Quick Hit Ellyn Fortino Tuesday April 14th, 2015, 7:34pm

LGBT Women Face Many Barriers To Economic Security, Report Finds

Lesbian, bisexual and transgender or LGBT adult women in America face unique obstacles to achieve basic economic security and are among the most likely to live in poverty, according to a recent report by the Center for American Progress and the Movement Advancement Project.

The report cites employment discrimination as well as barriers to health care and family supports as some of the key challenges threatening LGBT women and their economic well-being.

America's more than 5 million LGBT women are at increased risk for financial insecurity due to stigma, discrimination as well as anti-LGBT and outdated policies, according to the researchers.

"Even at a time when the public is showing increased understanding and acceptance of LGBT people and their relationships, the unique concerns and struggles of LGBT women are largely absent in the national conversation," said Laura Durso, director of the LGBT Research and Communications Project at the Center for American Progress, a Washington, D.C.-based think tank. "Women who are LGBT have the same concerns as other women, but they face added challenges and worries -- not just because of their gender, but also because of who they are and whom they love."

Among other notable findings, 30 percent of bisexual and 23 percent of lesbian women live in poverty, compared with 21 percent of heterosexual women. Transgender women are nearly four times more likely than the general population to have annual earnings of $10,000 or less.

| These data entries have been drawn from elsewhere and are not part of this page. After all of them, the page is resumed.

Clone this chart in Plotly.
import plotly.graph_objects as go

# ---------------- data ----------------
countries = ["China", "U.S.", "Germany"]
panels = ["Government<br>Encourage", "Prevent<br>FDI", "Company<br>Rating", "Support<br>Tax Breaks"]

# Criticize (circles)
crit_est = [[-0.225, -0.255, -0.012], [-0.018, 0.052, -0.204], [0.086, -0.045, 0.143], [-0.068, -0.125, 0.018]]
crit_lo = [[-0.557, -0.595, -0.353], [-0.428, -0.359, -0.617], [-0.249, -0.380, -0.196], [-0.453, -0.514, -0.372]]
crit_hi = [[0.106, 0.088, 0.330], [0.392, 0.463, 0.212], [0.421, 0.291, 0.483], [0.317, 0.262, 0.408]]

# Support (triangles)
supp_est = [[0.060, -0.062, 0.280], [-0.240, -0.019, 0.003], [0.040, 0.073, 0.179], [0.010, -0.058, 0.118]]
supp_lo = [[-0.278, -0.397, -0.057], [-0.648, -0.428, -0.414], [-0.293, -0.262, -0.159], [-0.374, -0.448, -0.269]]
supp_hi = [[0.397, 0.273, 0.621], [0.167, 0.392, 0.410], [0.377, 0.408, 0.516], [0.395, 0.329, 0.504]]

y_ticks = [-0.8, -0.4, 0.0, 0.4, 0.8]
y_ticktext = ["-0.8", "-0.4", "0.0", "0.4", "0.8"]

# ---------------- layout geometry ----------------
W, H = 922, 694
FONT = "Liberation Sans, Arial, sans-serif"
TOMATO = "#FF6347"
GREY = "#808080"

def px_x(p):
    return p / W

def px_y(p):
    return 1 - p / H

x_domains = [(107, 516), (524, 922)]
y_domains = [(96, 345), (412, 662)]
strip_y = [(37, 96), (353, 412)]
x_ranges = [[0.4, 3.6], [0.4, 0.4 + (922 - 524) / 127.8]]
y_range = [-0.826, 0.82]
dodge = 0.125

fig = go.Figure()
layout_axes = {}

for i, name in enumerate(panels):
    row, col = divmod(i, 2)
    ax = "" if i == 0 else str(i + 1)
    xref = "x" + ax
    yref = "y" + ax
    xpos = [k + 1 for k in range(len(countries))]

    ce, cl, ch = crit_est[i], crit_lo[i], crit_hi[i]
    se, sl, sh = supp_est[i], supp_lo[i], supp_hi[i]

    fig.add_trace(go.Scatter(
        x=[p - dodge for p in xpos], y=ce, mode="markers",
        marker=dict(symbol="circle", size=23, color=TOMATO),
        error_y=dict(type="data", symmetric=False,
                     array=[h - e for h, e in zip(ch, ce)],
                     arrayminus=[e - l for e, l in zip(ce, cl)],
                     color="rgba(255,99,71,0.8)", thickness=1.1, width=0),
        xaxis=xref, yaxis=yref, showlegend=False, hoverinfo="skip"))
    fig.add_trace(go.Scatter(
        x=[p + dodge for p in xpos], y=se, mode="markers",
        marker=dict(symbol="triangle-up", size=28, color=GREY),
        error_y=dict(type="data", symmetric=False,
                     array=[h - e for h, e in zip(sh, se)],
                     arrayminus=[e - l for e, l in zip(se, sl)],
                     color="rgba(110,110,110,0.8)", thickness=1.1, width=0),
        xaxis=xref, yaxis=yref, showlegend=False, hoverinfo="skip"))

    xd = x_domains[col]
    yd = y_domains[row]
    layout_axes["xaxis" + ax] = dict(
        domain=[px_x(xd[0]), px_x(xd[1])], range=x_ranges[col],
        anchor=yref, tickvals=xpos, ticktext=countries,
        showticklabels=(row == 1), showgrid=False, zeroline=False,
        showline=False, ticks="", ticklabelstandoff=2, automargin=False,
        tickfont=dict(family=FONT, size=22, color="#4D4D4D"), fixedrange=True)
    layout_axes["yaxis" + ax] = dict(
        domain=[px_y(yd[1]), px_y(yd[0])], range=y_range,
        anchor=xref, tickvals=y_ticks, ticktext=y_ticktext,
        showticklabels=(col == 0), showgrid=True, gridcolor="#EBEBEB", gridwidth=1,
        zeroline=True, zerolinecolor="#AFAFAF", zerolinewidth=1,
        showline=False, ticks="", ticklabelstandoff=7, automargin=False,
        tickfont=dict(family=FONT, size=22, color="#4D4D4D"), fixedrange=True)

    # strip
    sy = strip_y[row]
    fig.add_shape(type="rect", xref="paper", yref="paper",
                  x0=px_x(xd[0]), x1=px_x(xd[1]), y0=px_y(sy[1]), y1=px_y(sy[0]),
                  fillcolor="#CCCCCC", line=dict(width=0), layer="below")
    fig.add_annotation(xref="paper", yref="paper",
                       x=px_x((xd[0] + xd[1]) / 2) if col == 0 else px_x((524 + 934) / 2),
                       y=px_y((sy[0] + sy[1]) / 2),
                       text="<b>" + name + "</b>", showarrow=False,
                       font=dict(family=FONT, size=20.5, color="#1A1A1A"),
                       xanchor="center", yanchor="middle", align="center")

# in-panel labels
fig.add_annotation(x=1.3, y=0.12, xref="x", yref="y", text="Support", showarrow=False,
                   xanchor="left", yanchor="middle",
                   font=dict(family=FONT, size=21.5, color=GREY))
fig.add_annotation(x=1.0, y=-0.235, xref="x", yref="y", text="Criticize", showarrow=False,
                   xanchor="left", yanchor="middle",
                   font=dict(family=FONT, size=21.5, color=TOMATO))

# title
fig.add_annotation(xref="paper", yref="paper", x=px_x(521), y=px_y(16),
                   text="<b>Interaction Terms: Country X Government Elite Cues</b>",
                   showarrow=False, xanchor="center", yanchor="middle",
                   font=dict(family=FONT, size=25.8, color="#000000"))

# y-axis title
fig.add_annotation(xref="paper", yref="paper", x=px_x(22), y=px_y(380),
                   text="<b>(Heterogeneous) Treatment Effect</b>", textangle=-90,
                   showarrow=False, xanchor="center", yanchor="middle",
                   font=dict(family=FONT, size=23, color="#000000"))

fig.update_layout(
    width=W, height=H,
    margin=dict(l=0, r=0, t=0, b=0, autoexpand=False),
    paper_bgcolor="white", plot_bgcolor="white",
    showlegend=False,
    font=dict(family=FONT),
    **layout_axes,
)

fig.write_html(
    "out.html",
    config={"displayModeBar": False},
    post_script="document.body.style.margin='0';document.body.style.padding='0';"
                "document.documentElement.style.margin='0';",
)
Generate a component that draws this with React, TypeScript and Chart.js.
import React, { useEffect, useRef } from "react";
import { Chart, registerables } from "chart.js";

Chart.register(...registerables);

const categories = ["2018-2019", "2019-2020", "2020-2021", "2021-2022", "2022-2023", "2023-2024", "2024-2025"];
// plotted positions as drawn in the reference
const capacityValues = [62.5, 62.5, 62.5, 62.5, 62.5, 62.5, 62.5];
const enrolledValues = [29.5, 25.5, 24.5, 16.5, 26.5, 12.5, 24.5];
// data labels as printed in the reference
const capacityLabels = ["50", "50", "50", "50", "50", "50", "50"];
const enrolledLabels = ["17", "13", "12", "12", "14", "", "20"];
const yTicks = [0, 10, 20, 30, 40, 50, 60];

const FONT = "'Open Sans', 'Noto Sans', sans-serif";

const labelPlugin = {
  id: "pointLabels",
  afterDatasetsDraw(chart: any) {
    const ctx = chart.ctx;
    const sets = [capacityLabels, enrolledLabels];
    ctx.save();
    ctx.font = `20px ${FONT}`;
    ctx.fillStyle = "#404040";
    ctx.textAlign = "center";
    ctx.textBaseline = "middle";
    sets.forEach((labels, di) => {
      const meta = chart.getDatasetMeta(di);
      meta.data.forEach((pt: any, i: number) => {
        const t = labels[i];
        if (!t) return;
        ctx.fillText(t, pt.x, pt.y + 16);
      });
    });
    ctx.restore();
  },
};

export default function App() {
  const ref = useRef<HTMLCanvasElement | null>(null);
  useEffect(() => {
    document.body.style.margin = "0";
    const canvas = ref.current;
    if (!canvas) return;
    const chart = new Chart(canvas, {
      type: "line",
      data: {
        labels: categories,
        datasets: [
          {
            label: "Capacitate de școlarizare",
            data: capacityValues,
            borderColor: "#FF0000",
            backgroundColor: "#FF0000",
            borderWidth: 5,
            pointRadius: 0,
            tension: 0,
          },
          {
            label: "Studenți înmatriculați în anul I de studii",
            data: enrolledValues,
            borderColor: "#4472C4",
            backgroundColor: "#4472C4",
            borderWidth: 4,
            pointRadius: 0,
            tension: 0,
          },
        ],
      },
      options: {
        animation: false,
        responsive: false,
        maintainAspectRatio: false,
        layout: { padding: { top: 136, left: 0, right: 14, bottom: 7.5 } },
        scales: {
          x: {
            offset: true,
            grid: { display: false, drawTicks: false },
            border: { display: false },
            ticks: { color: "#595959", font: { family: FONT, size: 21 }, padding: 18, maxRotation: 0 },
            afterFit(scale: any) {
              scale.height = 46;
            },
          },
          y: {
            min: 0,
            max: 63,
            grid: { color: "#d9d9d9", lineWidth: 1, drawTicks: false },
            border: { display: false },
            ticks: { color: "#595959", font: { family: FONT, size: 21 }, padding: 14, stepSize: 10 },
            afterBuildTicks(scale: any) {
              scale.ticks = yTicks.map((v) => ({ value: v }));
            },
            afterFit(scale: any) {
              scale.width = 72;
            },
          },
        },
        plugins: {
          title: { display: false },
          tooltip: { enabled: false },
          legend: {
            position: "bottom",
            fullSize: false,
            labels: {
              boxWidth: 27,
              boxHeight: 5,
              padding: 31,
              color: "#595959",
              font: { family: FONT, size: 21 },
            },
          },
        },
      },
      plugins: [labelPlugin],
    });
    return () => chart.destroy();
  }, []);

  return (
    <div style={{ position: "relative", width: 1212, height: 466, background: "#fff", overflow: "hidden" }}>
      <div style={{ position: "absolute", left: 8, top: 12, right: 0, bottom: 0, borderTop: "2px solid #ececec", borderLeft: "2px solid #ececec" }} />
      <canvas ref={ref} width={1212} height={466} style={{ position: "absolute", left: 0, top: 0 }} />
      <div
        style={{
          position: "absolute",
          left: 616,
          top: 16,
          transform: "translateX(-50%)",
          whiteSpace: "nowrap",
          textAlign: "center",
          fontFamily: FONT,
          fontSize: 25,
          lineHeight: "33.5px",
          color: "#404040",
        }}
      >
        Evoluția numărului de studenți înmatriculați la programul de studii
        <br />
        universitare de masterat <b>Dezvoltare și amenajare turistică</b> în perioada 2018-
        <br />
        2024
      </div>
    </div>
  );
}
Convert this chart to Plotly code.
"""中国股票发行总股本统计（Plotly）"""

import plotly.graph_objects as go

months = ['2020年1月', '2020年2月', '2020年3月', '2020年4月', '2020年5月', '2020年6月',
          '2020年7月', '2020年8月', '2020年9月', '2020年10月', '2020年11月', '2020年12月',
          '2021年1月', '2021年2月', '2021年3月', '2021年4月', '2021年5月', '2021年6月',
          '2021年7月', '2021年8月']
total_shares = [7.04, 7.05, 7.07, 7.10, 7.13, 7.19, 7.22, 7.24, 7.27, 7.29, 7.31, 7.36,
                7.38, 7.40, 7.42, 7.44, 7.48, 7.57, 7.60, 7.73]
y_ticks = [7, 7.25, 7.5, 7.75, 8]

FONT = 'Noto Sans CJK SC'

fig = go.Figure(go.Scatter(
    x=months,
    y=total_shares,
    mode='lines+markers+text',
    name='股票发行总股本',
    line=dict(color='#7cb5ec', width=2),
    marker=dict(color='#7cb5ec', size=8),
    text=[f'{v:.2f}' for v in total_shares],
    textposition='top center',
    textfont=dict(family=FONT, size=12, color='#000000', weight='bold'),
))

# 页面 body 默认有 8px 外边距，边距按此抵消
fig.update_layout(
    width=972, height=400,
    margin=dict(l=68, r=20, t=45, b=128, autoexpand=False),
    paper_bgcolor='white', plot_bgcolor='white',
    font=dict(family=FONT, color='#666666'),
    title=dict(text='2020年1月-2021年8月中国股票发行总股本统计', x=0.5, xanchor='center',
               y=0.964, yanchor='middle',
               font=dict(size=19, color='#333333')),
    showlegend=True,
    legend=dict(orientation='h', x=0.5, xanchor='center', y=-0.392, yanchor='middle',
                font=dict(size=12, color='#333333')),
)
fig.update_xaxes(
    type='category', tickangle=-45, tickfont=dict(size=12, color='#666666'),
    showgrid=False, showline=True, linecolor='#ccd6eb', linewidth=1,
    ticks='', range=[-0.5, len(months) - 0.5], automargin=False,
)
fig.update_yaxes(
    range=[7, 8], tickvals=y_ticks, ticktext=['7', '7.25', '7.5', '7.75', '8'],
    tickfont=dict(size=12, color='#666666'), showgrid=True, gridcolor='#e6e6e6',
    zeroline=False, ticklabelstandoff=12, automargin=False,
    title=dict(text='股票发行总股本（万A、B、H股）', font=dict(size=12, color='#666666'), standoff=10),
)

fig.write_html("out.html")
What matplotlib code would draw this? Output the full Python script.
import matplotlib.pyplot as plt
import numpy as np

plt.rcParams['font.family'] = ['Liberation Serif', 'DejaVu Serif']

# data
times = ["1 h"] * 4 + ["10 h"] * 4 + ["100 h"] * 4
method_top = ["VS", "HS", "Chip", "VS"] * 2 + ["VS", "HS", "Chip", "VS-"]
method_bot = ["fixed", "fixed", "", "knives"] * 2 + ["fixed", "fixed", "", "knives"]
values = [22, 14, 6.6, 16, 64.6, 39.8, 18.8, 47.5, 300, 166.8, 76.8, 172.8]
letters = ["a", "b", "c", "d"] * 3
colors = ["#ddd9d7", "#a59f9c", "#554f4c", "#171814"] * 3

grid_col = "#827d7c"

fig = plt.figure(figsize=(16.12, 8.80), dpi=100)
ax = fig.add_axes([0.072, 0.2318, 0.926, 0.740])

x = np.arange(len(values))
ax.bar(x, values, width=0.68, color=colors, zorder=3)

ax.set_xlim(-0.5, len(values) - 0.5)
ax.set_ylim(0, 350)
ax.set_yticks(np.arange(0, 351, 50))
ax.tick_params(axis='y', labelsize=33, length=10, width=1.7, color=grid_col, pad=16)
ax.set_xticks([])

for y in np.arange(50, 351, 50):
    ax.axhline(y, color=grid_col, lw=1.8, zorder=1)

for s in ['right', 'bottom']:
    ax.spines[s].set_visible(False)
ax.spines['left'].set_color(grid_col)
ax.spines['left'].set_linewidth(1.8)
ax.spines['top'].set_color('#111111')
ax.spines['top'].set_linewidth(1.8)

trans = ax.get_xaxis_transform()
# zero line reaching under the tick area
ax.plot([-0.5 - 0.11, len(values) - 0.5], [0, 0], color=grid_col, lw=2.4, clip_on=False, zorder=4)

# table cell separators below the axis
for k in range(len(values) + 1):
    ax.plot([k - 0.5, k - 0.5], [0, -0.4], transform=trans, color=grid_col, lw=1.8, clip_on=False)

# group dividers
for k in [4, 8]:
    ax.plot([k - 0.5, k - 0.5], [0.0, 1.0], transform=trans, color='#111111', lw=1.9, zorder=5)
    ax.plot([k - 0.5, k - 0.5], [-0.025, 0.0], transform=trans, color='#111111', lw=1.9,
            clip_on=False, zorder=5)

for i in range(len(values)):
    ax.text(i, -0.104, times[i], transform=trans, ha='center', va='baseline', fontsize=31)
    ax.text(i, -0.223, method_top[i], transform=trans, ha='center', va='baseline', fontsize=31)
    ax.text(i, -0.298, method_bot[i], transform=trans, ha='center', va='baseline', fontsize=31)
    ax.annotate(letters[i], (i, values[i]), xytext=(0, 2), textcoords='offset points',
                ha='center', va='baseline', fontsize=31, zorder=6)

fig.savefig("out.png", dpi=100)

"Discrimination and stigma, combined with the struggles faced by all women, make LGBT women and their families especially vulnerable," said Ineke Mushovic, executive director of the Movement Advancement Project, an LGBT-focused think tank in Denver, Colorado.

"The burden falls most acutely on those who can least afford it: LGBT women raising children, older LGBT women, LGBT women of color, LGBT immigrants, and those LGBT women and families who are already living near or below the poverty line," Mushovic added.

When it comes to employment-related issues, the report says LGBT women confront discrimination both while job searching and in the workplace. Wage disparities and hostile work environments are just some of the issues facing LGBT women.

It is common for women who identify as transgender to run into additional employment difficulties. One major obstacle involves obtaining the government-issued identity documents necessary for work, the report says. For transgender people, getting such documents updated to match their lived gender can be "onerous and expensive."

Moreover, only six states plus the District of Columbia have policies that do not require transgender people to show proof of sex reassignment surgery in order to change their birth certificate. In Illinois, proof of sex assignment surgery is required for a new birth certificate.

As far as health care, anti-LGBT laws combined with "discrimination by providers, insurance exclusions for transgender people and inadequate reproductive health coverage" can make health care costlier for LGBT women.

LGBT women are also up against barriers to family supports, including "lack of recognition of couples and parent-child relationships; pregnancy discrimination; lack of paid, job-protected leave; lack of affordable health care; and inflexible workplaces."

More than a dozen research and advocacy organizations helped develop the report, including the pay-equity group 9to5.

"Change is needed to improve economic security for all women--including LGBT women," said 9to5's National Executive Director Linda Meric. "Laws prohibiting discrimination against women need to be strengthened and expanded to include LGBT people. Policymakers should update programs designed to support families to allow LGBT families to access the same protections and benefits available to others, such as health insurance, family leave and childcare assistance."